Securities Law Prof Blog

Editor: Eric C. Chaffee
Univ. of Toledo College of Law

Saturday, May 30, 2009

Bebchuk & Spamann on Regulating Bankers' Pay

Regulating Bankers’ Pay, by Lucian A. Bebchuk, Harvard University - Harvard Law School; National Bureau of Economic Research (NBER); European Corporate Governance Institute (ECGI), and Holger Spamann, Harvard University - Harvard Law School, was recently posted on SSRN.  Here is the abstract:

This paper contributes to understanding the role of executive compensation as a possible cause of the current financial crisis, to assessing current legislative and regulatory approaches meant to discourage bank executives from taking excessive risks, and to identifying how bankers’ pay and banks should be regulated going forward. Although there is now wide recognition that executives’ decisions might have been distorted by the short-term focus of pay packages, we identify a separate and critical distortion that has received little attention. Because bank executives have been paid with shares in bank holding companies or options on such shares, and both banks and bank holding companies issued much debt to bondholders, executives’ payoffs have been tied not to the value of banks’ capital but to highly levered bets on this value. These highly levered structures gave executives powerful incentives to under-weight downside risks. We show that current legislative and regulatory attempts to discourage bank executives from taking excessive risks fail to address this identified factor.

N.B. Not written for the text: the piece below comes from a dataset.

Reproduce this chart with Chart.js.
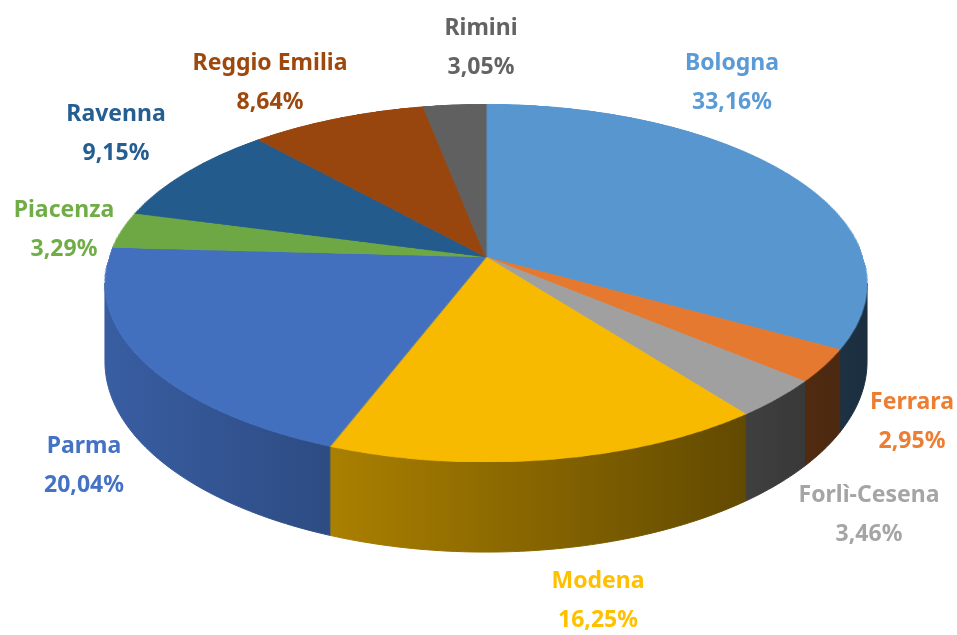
<!DOCTYPE html>
<html>
<head>
<meta charset="utf-8">
<script src="https://cdn.jsdelivr.net/npm/chart.js@4.4.1/dist/chart.umd.min.js"></script>
<style>
  html, body { margin: 0; padding: 0; background: #ffffff; }
  #pie { display: block; }
</style>
</head>
<body>
<canvas id="pie" width="957" height="635"></canvas>
<script>
// ---------------------------------------------------------
// DATA
// ---------------------------------------------------------
const provinces = ['Bologna', 'Ferrara', 'Forlì-Cesena', 'Modena', 'Parma', 'Piacenza', 'Ravenna', 'Reggio Emilia', 'Rimini'];
const shares = [33.16, 2.95, 3.46, 16.25, 20.04, 3.29, 9.15, 8.64, 3.05];
const shareLabels = ['33,16%', '2,95%', '3,46%', '16,25%', '20,04%', '3,29%', '9,15%', '8,64%', '3,05%'];

// Office theme colours, one per province
const sliceColors = ['#5B9BD5', '#ED7D31', '#A5A5A5', '#FFC000', '#4472C4', '#70AD47', '#255E91', '#9E480E', '#636363'];

// label text anchors (centre x, baseline of the name line)
const labelAnchors = [[732, 70], [912, 409], [869, 502], [598, 588], [84, 453], [64, 217], [116, 121], [270, 70], [481, 35]];

// ---------------------------------------------------------
// 3D LOOK (perspective-tilted top face + front wall)
// ---------------------------------------------------------
const TX = 486, TY = 257;   // screen point where the slices meet
const K = 377;              // horizontal half width at the centre row
const AR = 175.2;           // vertical scale of the tilted disc
const TILT = -0.1453;       // perspective strength
const DEPTH0 = 77;          // wall height before perspective
const LINE_GAP = 39;

function shade(hex, f) {
    const n = parseInt(hex.slice(1), 16);
    const r = Math.round(((n >> 16) & 255) * f);
    const g = Math.round(((n >> 8) & 255) * f);
    const b = Math.round((n & 255) * f);
    return `rgb(${r},${g},${b})`;
}

// point of the disc rim at angle t, projected to the screen
function rim(t, drop) {
    const w = 1 + TILT * Math.sin(t);
    return [TX + K * Math.cos(t) / w, TY + AR * Math.sin(t) / w + (drop ? DEPTH0 / w : 0)];
}

const pie3d = {
    id: 'pie3d',
    beforeDatasetsDraw(chart) {
        const ctx = chart.ctx;
        const arcs = chart.getDatasetMeta(0).data;
        const R = arcs[0].outerRadius, cx = arcs[0].x, cy = arcs[0].y;

        // front wall: only the part of each slice facing the viewer
        const edge = Math.asin(-TILT);
        arcs.forEach((arc, i) => {
            const a = Math.max(arc.startAngle, edge);
            const b = Math.min(arc.endAngle, Math.PI - edge);
            if (b <= a) return;
            const steps = Math.max(4, Math.ceil((b - a) * 60));
            ctx.beginPath();
            for (let k = 0; k <= steps; k++) {
                const p = rim(a + (b - a) * k / steps, false);
                k ? ctx.lineTo(p[0], p[1]) : ctx.moveTo(p[0], p[1]);
            }
            for (let k = steps; k >= 0; k--) {
                const p = rim(a + (b - a) * k / steps, true);
                ctx.lineTo(p[0], p[1]);
            }
            ctx.closePath();
            const grad = ctx.createLinearGradient(TX - K, 0, TX + K, 0);
            grad.addColorStop(0, shade(sliceColors[i], 0.82));
            grad.addColorStop(1, shade(sliceColors[i], 0.30));
            ctx.fillStyle = grad;
            ctx.strokeStyle = grad;
            ctx.lineWidth = 1;
            ctx.fill();
            ctx.stroke();
        });

        // top face: the library's arc elements drawn flat, then tilted row by row
        const off = document.createElement('canvas');
        off.width = off.height = Math.ceil(2 * R + 2);
        const octx = off.getContext('2d');
        octx.translate(R + 1 - cx, R + 1 - cy);
        arcs.forEach(arc => arc.draw(octx));

        const toS = d => d / (AR - TILT * d);
        const yTop = Math.floor(TY + AR * -1 / (1 - TILT));
        const yBot = Math.ceil(TY + AR / (1 + TILT));
        for (let y = yTop; y <= yBot; y++) {
            const s0 = Math.max(-1, toS(y - TY));
            const s1 = Math.min(1, toS(y + 1 - TY));
            if (s1 <= s0) continue;
            const sm = (s0 + s1) / 2;
            const sc = 1 / (1 + TILT * sm);
            ctx.drawImage(off, 1, R * (1 + s0) + 1, 2 * R, R * (s1 - s0),
                TX - K * sc, y, 2 * K * sc, 1);
        }
        return false;
    },
    afterDraw(chart) {
        const ctx = chart.ctx;
        ctx.save();
        ctx.font = 'bold 23px "Noto Sans"';
        ctx.textAlign = 'center';
        ctx.textBaseline = 'alphabetic';
        provinces.forEach((name, i) => {
            const [x, y] = labelAnchors[i];
            ctx.fillStyle = sliceColors[i];
            ctx.fillText(name, x, y);
            ctx.fillText(shareLabels[i], x, y + LINE_GAP);
        });
        ctx.restore();
    }
};

// ---------------------------------------------------------
// CHART
// ---------------------------------------------------------
const topColors = sliceColors.map(c => shade(c, 0.97));

new Chart(document.getElementById('pie'), {
    type: 'pie',
    data: {
        labels: provinces,
        datasets: [{
            data: shares,
            backgroundColor: topColors,
            borderColor: topColors,
            borderWidth: 1
        }]
    },
    options: {
        responsive: false,
        animation: false,
        events: [],
        plugins: {
            legend: { display: false },
            tooltip: { enabled: false }
        }
    },
    plugins: [pie3d]
});
</script>
</body>
</html>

In particular, recently adopted requirements aimed at aligning the interests of executives tightly with those of the common shareholders of bank holding companies – through emphasizing awards of restricted shares in these companies and introducing 'say on pay' votes by these shareholders – miss the mark. The common shareholders of bank holding companies, especially now that the book value of their investment has decreased so much, would be better served by much more risk-taking than would be in the interest of the government as preferred shareholder and guarantor of some of the bank’s obligations. Finally, having identified the problems with current attempts and proposals, we analyze how best to implement recent legislative mandates that require banks receiving financial support from the government to avoid providing executives with incentives to take excessive risks. Beyond banks receiving governmental support, we put forward a novel strategy for banking regulation; we argue that monitoring and regulating bankers’ pay should be an important element of banking regulation in general, and we analyze how banking regulators should assess and regulate bankers’ pay.